Однако почти тотчас Оттавиано — или Виктор, как нам придется называть его, — увидел, что поддержка, оказывавшаяся ему прежде, начинает сокращаться. История о том, как он вел себя во время выборов, стала теперь известна всему городу и, можно не сомневаться, пересказывалась со всеми подробностями. Все римляне держали сторону Роланда как законно избранного папы. Толпа собралась вокруг башни Святого Петра и гневно требовала его освобождения. На улице Виктора освистывали и оскорбляли. Когда он шел, по его адресу распевали нескладные насмешливые вирши. В ночь на 16 сентября он не выдержал и бежал из Рима. И на следующий день законный понтифик вернулся при всеобщем ликовании.
Однако Роланд знал, что медлить он не может. Имперские послы все еще находились в Риме и продолжали бессчетно тратить деньги. Кроме того, Кресценции, семья, к которой принадлежал Виктор[119], являлась одной из богатейших в городе. Задержавшись только для того, чтобы подобрать подходящую свиту, 20 сентября папа отправился на юг, в Нинфу, которая тогда находилась под властью его друзей Франджипани. И здесь, в церкви Санта-Мария-Маджоре, он наконец прошел обряд инаугурации и принял имя Александра III (1159-1181). Одной из первых его акций стало, как и следовало ожидать, отлучение от церкви антипапы, а тот вскоре (что было столь же предсказуемо) отлучил его, в свою очередь. Второй раз за тридцать лет римская церковь оказалась расколота.
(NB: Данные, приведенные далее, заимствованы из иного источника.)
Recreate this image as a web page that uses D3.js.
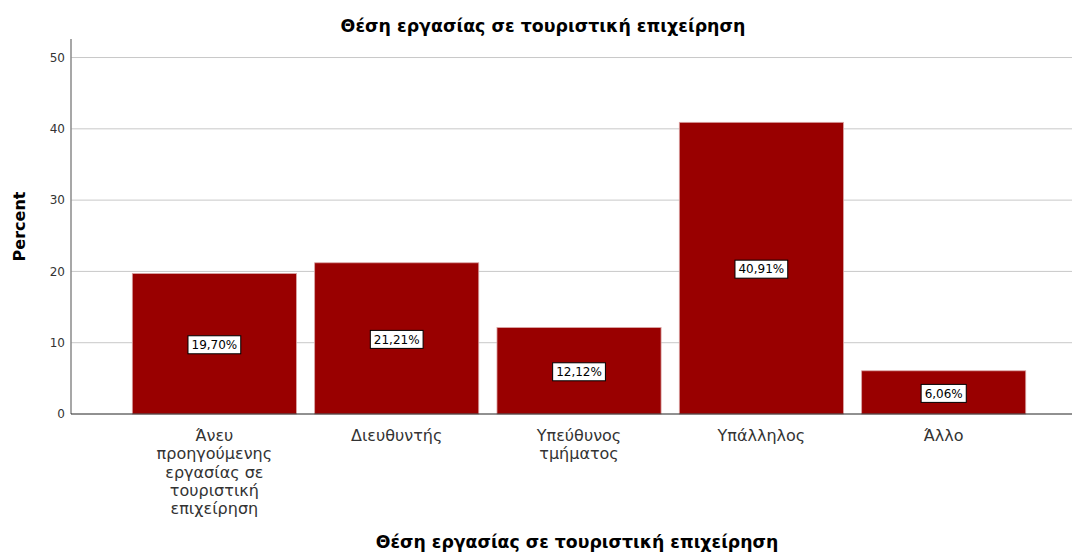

Если бы Фридрих Барбаросса смирился с неизбежным и признал Александра законным папой, которым последний, несомненно, являлся, то не было бы препятствий для того, чтобы они достигли согласия. Вместо этого на соборе в Павии в феврале 1160 года император официально признал папой опереточного Виктора, тем самым вынудив Александра, чей статус вскоре признали все прочие правители Европы, еще более укрепить союз с Вильгельмом Сицилийским и обременив себя новыми обязательствами, пустыми и бесполезными, которые отравляли ему большую часть последовавшего двадцатилетия. Папа отлучил Фридриха от церкви в марте (после того, что случилось в Павии, выбора у него, по сути, не оставалось) и освободил подданных империи от клятвы верности, однако по-прежнему не мог вернуть себе Рим. В течение примерно двух лет он проводил время то в Террачине, то в Ананьи, двух папских городах, близко расположенных (что было весьма кстати) к Сицилийскому королевству, у которого он искал защиты и в чьей финансовой поддержке отчаянно нуждался. Затем в последние дни 1161 года он отправился на сицилийском корабле во Францию.